## INSTRUCTIONS TO FOLLOW
Include the line containing "ax.spines[s].set_linewidth(1.5)" and all lines before it, repeated exactly from the listing below, without pictures.

## SOURCE MATERIAL
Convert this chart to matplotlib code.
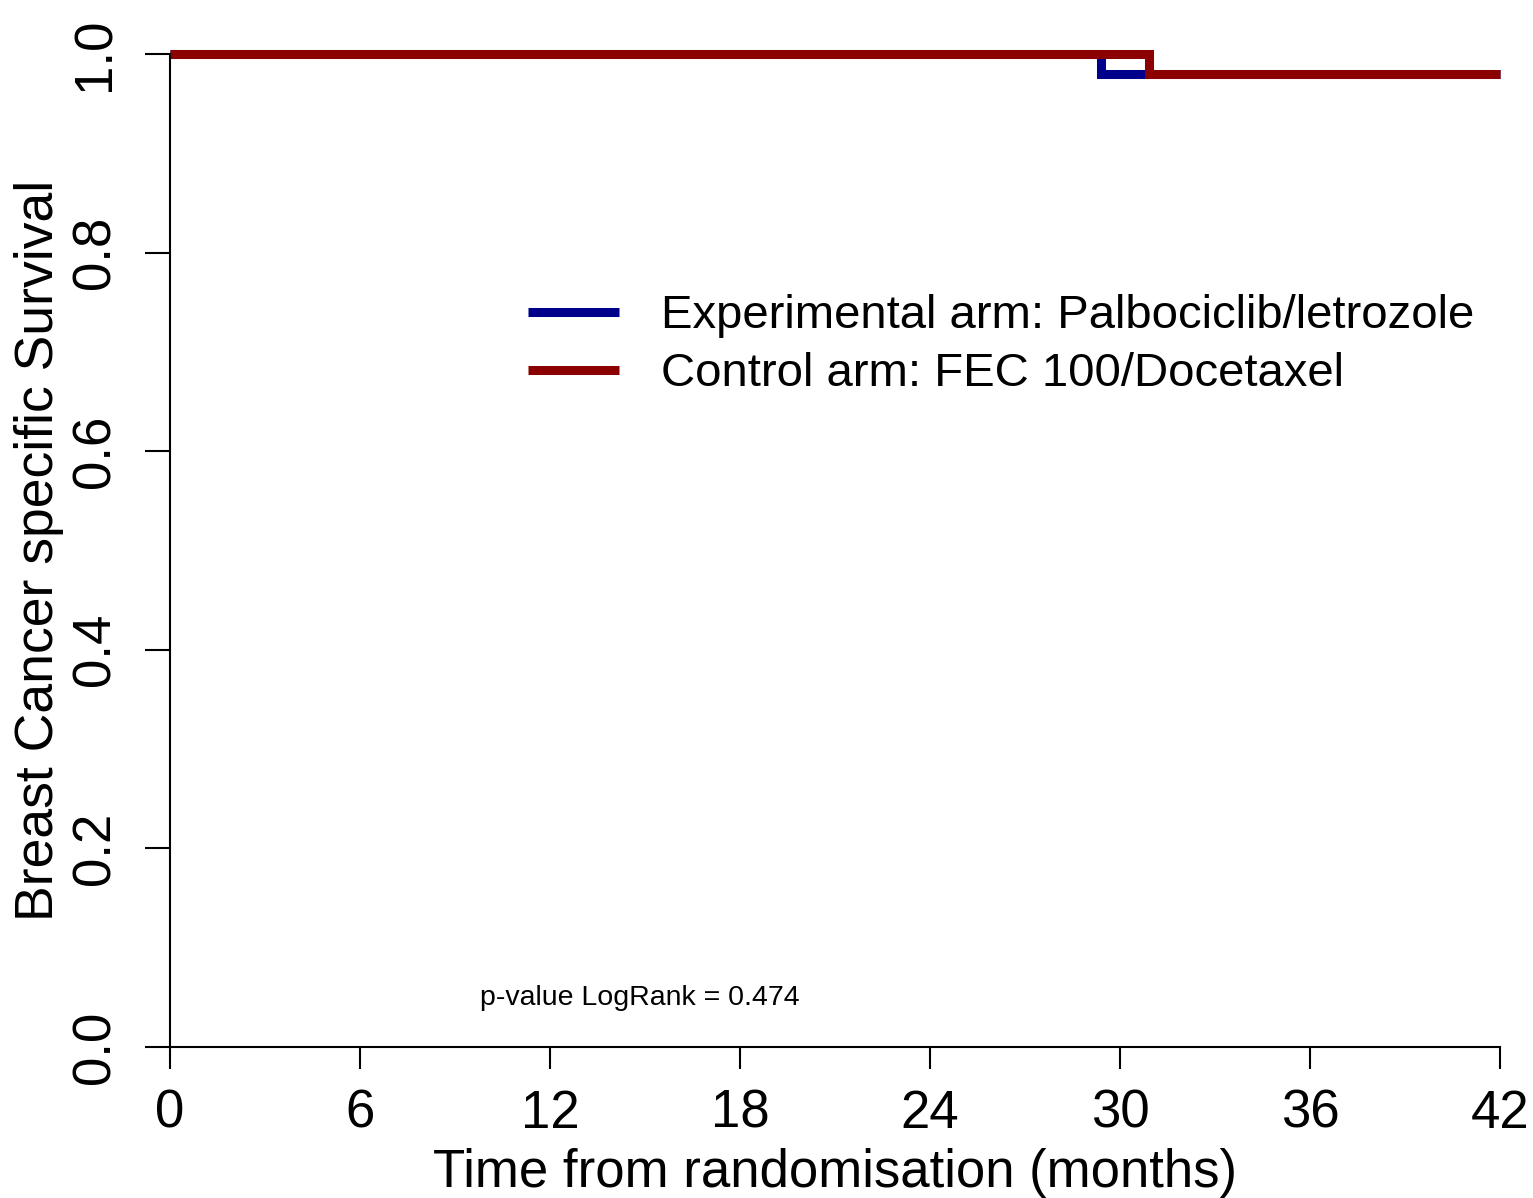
import matplotlib
matplotlib.use('Agg')
from matplotlib import pyplot as plt

plt.rcParams['font.family'] = ['Liberation Sans', 'DejaVu Sans']

# Kaplan-Meier step data (months, survival)
exp_time = [0, 29.4, 42]
exp_surv = [1.0, 0.98, 0.98]
ctl_time = [0, 30.9, 42]
ctl_surv = [1.0, 0.98, 0.98]

exp_label = 'Experimental arm: Palbociclib/letrozole'
ctl_label = 'Control arm: FEC 100/Docetaxel'
x_ticks = [0, 6, 12, 18, 24, 30, 36, 42]
y_ticks = [0.0, 0.2, 0.4, 0.6, 0.8, 1.0]
p_text = 'p-value LogRank = 0.474'

fig = plt.figure(figsize=(15.33, 11.98), dpi=100)
ax = fig.add_axes([170 / 1533, 151 / 1198, 1330 / 1533, 993 / 1198])

ax.step(exp_time, exp_surv, where='post', color='#00008B', lw=6.5,
        solid_capstyle='butt', solid_joinstyle='miter', clip_on=False, label=exp_label)
ax.step(ctl_time, ctl_surv, where='post', color='#8B0000', lw=6.5,
        solid_capstyle='butt', solid_joinstyle='miter', clip_on=False, label=ctl_label)

ax.set_xlim(0, 42)
ax.set_ylim(0, 1.0)
ax.spines['top'].set_visible(False)
ax.spines['right'].set_visible(False)
for s in ['left', 'bottom']:
    ax.spines[s].set_linewidth(1.5)

ax.set_xticks(x_ticks)
ax.set_xticklabels([str(t) for t in x_ticks])
ax.set_yticks(y_ticks)
ax.set_yticklabels(['%.1f' % t for t in y_ticks], rotation=90, va='center')
ax.tick_params(axis='x', direction='out', length=16, width=1.5, pad=14, labelsize=38)
ax.tick_params(axis='y', direction='out', length=18, width=1.5, pad=18, labelsize=38)

ax.set_xlabel('Time from randomisation (months)', fontsize=38)
ax.xaxis.set_label_coords(0.5, -0.102)
ax.set_ylabel('Breast Cancer specific Survival', fontsize=38.5)
ax.yaxis.set_label_coords(-0.08, 0.5)

ax.text(14.84, 0.049, p_text, fontsize=20.5, ha='center', va='center')

leg = ax.legend(loc='upper left', bbox_to_anchor=(0.269, 0.758), frameon=False,
                fontsize=34, handlelength=1.93, handletextpad=0.9, labelspacing=0.3,
                borderaxespad=0, borderpad=0)

fig.savefig('out.png', dpi=100)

## CORRECT RESULT
Convert this chart to matplotlib code.
import matplotlib
matplotlib.use('Agg')
from matplotlib import pyplot as plt

plt.rcParams['font.family'] = ['Liberation Sans', 'DejaVu Sans']

# Kaplan-Meier step data (months, survival)
exp_time = [0, 29.4, 42]
exp_surv = [1.0, 0.98, 0.98]
ctl_time = [0, 30.9, 42]
ctl_surv = [1.0, 0.98, 0.98]

exp_label = 'Experimental arm: Palbociclib/letrozole'
ctl_label = 'Control arm: FEC 100/Docetaxel'
x_ticks = [0, 6, 12, 18, 24, 30, 36, 42]
y_ticks = [0.0, 0.2, 0.4, 0.6, 0.8, 1.0]
p_text = 'p-value LogRank = 0.474'

fig = plt.figure(figsize=(15.33, 11.98), dpi=100)
ax = fig.add_axes([170 / 1533, 151 / 1198, 1330 / 1533, 993 / 1198])

ax.step(exp_time, exp_surv, where='post', color='#00008B', lw=6.5,
        solid_capstyle='butt', solid_joinstyle='miter', clip_on=False, label=exp_label)
ax.step(ctl_time, ctl_surv, where='post', color='#8B0000', lw=6.5,
        solid_capstyle='butt', solid_joinstyle='miter', clip_on=False, label=ctl_label)

ax.set_xlim(0, 42)
ax.set_ylim(0, 1.0)
ax.spines['top'].set_visible(False)
ax.spines['right'].set_visible(False)
for s in ['left', 'bottom']:
    ax.spines[s].set_linewidth(1.5)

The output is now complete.